On April 19th, Tocci and Autodesk co-hosted the successful “BIM: Prepare Your Campus” event.
Tocci, Autodesk, Harvard University, and Penn State presented to a group of institutional and medical campus owners, focusing on hands-on experiences with large-scale BIM implementation strategies. Both presenters and attending institutions brought unique perspectives to the discussion of how to successfully manage BIM implementation for large user groups such as medical or academic campuses.
Our discussion went beyond using BIM for design and construction and into how to capture the rich and valuable “I” in BIM. Lost information can cost designers, builders, and institutions huge amounts of money. Autodesk cited a NIST report which found that, on average, it costs owners $0.23 per square foot per year (recurring annual costs) to maintain buildings. The only resistance the Autodesk team has heard disputing this number is that it is too low. A significant amount of maintenance costs stem from researching problems before ever acting on their solutions. Imagine how much time and money could be saved by having readily accessible and easy-to-use building information for a campus like Penn State, the owner of over 28 million square feet!
The value of implementing BIM strategies was clear to all in attendance. The real challenge isn’t in deciding whether or not BIM is the right thing to do, but how to go about it and be successful. We were lucky to have industry trailblazers who were willing to share their insights. Here are a few of the key takeaways:
Begin with the end in mind.
Know what your institution needs out of a BIM implementation program. Dig in deep to develop a strong idea of what information would add the most value throughout the lifecycle of the building. This is the essential first step. Prioritize information that will help inform long-term decisions and short-term decisions for large and small-scale projects. The information that will be most helpful for campus-wide planning will not be the same information that is valuable to a one-room renovation.

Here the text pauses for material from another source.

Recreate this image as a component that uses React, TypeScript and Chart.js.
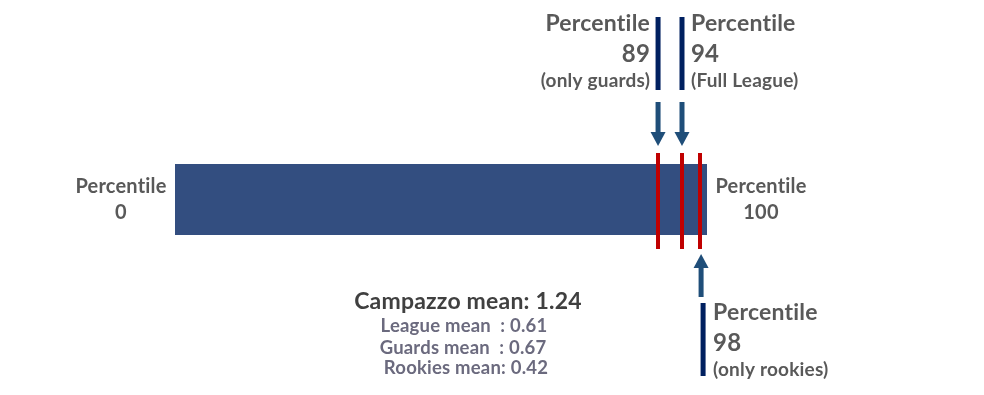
import React, { useEffect, useRef } from "react";
import { Chart, registerables } from "chart.js";

Chart.register(...registerables);

const categories = ["Campazzo"];
const barRange: [number, number] = [0, 100];
const percentileValues = [89, 94, 98];
const markerPositions = [90.8, 95.3, 98.7];
const markerGroups = ["(only guards)", "(Full League)", "(only rookies)"];
const endLabels = ["Percentile\n0", "Percentile\n100"];
const meanTitle = "Campazzo mean: 1.24";
const meanLines = ["League mean  : 0.61", "Guards mean  : 0.67", "Rookies mean: 0.42"];

const FONT = "Lato, 'Open Sans', sans-serif";

const annotate = {
  id: "annotate",
  afterDraw(chart: any) {
    const ctx = chart.ctx as any;
    const xs = chart.scales.x;
    const bar = chart.getDatasetMeta(0).data[0] as any;
    const top = bar.y - bar.height / 2;
    const bottom = bar.y + bar.height / 2;
    const px = markerPositions.map((v) => xs.getPixelForValue(v));

    ctx.save();
    // red marker lines
    ctx.fillStyle = "#C00000";
    px.forEach((x: number) => ctx.fillRect(Math.round(x) - 2, top - 11, 4, bottom - top + 25));

    // arrows
    const arrowColor = "#1F4E79";
    const drawArrow = (x: number, tailY: number, tipY: number) => {
      const dir = tipY > tailY ? 1 : -1;
      const headLen = 14;
      const baseY = tipY - dir * headLen;
      ctx.fillStyle = arrowColor;
      ctx.fillRect(x - 2.5, Math.min(tailY, baseY), 5, Math.abs(baseY - tailY));
      ctx.beginPath();
      ctx.moveTo(x - 7.5, baseY);
      ctx.lineTo(x + 7.5, baseY);
      ctx.lineTo(x, tipY);
      ctx.closePath();
      ctx.fill();
    };
    drawArrow(px[0], top - 62, top - 18);
    drawArrow(px[1], top - 62, top - 18);
    drawArrow(px[2] + 1, bottom + 62, bottom + 19);

    // navy label bars
    ctx.fillStyle = "#002060";
    ctx.fillRect(px[0] - 2.5, 17, 5, 73);
    ctx.fillRect(px[1] - 2.5, 17, 5, 73);
    ctx.fillRect(px[2] + 0.5, bottom + 68, 5, 73);

    ctx.textBaseline = "middle";
    if ("letterSpacing" in ctx) ctx.letterSpacing = "0.2px";
    const gray = "#595959";
    const big = `bold 23px ${FONT}`;
    const mid = `bold 24px ${FONT}`;
    const small = `bold 19px ${FONT}`;

    // top-left label (89)
    ctx.fillStyle = gray;
    ctx.textAlign = "right";
    let tx = px[0] - 8;
    ctx.font = big;
    ctx.fillText("Percentile", tx, 24);
    ctx.font = mid;
    ctx.fillText(String(percentileValues[0]), tx, 54);
    ctx.font = small;
    ctx.fillText(markerGroups[0], tx, 81);

    // top-right label (94)
    ctx.textAlign = "left";
    tx = px[1] + 9;
    ctx.font = big;
    ctx.fillText("Percentile", tx, 24);
    ctx.font = mid;
    ctx.fillText(String(percentileValues[1]), tx, 54);
    ctx.font = small;
    ctx.fillText(markerGroups[1], tx, 81);

    // bottom label (98)
    tx = px[2] + 13;
    ctx.font = big;
    ctx.fillText("Percentile", tx, bottom + 78);
    ctx.font = mid;
    ctx.fillText(String(percentileValues[2]), tx, bottom + 108);
    ctx.font = small;
    ctx.fillText(markerGroups[2], tx, bottom + 135);

    // end labels
    ctx.textAlign = "center";
    ctx.font = `bold 20px ${FONT}`;
    const drawEnd = (label: string, cx: number) => {
      const [a, b] = label.split("\n");
      ctx.fillText(a, cx, bar.y - 13);
      ctx.fillText(b, cx, bar.y + 13);
    };
    drawEnd(endLabels[0], xs.getPixelForValue(barRange[0]) - 54);
    drawEnd(endLabels[1], xs.getPixelForValue(barRange[1]) + 54);

    // means
    ctx.fillStyle = "#404040";
    ctx.font = `bold 23px ${FONT}`;
    ctx.fillText(meanTitle, 468, 302);
    ctx.fillStyle = "#6B6A7E";
    ctx.font = `bold 18.5px ${FONT}`;
    ctx.fillText(meanLines[0], 464, 326);
    ctx.fillText(meanLines[1], 463, 348);
    ctx.fillText(meanLines[2], 466, 368);

    ctx.restore();
  },
};

export default function App() {
  const ref = useRef<HTMLCanvasElement>(null);
  useEffect(() => {
    document.body.style.margin = "0";
    const chart = new Chart(ref.current!, {
      type: "bar",
      data: {
        labels: categories,
        datasets: [
          {
            data: [barRange] as any,
            backgroundColor: "#334E80",
            borderWidth: 0,
            barPercentage: 1,
            categoryPercentage: 1,
          },
        ],
      },
      options: {
        indexAxis: "y",
        responsive: false,
        animation: false,
        layout: { padding: { left: 175, right: 277, top: 164, bottom: 160 } },
        scales: {
          x: { display: false, min: 0, max: 100 },
          y: { display: false },
        },
        plugins: { legend: { display: false }, tooltip: { enabled: false } },
      },
      plugins: [annotate],
    });
    return () => chart.destroy();
  }, []);
  return (
    <div style={{ width: 984, height: 395 }}>
      <canvas ref={ref} width={984} height={395} />
    </div>
  );
}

Know what you want. Articulate what you want. Find an ally for your cause.
After deciding what information is necessary in order to see real value, clearly articulate those needs to internal or external BIM consultants, and others involved in BIM implementation strategy development.

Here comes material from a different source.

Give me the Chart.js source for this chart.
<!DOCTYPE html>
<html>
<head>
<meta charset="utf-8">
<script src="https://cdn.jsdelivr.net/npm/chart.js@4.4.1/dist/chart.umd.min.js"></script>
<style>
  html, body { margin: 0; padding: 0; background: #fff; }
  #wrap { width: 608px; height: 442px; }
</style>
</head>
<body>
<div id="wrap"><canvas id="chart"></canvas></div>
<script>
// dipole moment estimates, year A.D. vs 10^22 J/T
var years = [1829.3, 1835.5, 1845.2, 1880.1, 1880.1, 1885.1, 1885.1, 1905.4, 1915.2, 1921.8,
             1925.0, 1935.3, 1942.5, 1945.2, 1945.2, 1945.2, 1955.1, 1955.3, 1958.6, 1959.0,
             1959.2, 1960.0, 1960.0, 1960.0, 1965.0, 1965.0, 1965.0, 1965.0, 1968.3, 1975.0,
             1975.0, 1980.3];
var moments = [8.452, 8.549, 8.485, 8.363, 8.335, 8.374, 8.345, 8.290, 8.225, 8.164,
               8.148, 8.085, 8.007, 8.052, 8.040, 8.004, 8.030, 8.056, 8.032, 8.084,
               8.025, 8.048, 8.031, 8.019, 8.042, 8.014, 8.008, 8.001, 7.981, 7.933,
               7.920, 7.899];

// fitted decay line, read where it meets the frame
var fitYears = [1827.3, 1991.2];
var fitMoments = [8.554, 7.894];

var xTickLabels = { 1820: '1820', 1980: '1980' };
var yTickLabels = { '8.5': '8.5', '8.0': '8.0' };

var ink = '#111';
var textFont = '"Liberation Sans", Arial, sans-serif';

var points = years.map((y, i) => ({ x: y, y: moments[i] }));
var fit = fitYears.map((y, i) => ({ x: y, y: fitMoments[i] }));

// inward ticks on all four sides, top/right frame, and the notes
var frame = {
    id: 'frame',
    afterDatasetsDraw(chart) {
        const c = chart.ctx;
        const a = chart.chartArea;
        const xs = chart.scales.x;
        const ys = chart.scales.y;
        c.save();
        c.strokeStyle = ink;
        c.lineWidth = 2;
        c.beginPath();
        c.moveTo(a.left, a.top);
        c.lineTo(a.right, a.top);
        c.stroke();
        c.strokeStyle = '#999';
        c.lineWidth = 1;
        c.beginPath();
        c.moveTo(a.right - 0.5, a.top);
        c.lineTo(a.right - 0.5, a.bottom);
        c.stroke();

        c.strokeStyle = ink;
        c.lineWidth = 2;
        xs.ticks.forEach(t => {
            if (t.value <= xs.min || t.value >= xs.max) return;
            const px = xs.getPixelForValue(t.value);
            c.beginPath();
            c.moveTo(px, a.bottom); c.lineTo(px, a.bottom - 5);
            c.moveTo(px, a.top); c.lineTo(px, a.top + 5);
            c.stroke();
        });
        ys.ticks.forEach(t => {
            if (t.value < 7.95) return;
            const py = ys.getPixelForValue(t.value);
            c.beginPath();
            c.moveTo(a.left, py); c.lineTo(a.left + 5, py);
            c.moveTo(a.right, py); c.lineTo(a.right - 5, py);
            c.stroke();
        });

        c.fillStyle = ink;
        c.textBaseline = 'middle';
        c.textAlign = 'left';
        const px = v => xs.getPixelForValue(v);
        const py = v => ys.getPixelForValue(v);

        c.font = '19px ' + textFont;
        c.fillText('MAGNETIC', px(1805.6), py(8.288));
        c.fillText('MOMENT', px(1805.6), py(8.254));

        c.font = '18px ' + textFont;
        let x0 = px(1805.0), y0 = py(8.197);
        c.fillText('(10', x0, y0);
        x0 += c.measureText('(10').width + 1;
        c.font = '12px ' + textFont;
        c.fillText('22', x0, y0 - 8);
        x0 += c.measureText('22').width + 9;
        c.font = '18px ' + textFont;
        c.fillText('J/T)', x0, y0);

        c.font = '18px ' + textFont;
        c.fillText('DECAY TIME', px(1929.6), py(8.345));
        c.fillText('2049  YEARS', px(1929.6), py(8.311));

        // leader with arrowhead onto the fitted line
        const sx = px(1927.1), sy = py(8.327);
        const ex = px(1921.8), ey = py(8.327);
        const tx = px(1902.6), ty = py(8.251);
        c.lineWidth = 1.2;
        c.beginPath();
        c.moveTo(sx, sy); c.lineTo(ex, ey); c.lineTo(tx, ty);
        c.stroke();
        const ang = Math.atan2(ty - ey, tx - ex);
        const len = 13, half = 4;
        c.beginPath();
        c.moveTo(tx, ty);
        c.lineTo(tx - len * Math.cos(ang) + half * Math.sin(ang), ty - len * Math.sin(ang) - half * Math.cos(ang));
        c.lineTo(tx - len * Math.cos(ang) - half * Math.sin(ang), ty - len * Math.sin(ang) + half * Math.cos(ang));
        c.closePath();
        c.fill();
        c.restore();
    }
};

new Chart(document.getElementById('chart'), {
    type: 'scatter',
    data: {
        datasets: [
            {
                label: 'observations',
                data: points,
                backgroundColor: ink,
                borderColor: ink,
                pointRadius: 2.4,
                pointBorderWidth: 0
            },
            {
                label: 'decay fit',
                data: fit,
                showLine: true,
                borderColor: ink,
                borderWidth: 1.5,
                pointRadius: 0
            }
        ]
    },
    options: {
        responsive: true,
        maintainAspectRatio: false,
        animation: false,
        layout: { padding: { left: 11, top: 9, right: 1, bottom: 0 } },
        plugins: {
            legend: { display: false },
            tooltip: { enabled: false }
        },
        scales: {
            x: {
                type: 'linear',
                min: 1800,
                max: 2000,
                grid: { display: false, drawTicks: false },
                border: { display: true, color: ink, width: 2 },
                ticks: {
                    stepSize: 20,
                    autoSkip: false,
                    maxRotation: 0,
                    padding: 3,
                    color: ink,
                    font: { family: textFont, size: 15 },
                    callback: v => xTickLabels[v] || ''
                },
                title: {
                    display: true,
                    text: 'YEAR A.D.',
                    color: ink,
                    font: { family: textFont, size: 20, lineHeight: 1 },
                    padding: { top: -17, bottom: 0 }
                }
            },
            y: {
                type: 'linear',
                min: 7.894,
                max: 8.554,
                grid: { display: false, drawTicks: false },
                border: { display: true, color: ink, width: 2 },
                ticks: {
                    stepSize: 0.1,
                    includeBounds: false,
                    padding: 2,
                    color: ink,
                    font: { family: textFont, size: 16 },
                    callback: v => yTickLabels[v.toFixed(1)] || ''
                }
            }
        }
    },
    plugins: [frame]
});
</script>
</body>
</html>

Ask it and they will come.
Require that RFPs for major projects require BIM and stick to it. The upside to a down economy is that people want work and will work hard to get it.
The power of collaboration.
Flow of Building Information: Architects à Construction Managers à Subcontractors à Data Entry à Facility Managers. Think about the flow of knowledge from early design through occupancy and start the conversations between involved parties early. Open communication throughout all stages of design construction can help minimize information loss and the efficiency of doing so. Early collaboration reduces duplicated efforts which cost time and money.
Bad information is worse than no information.
Keep all information consistent throughout construction documents, databases, and other means of documentation uniform and standardized. Developing standards early will save time and make the end product more user-friendly.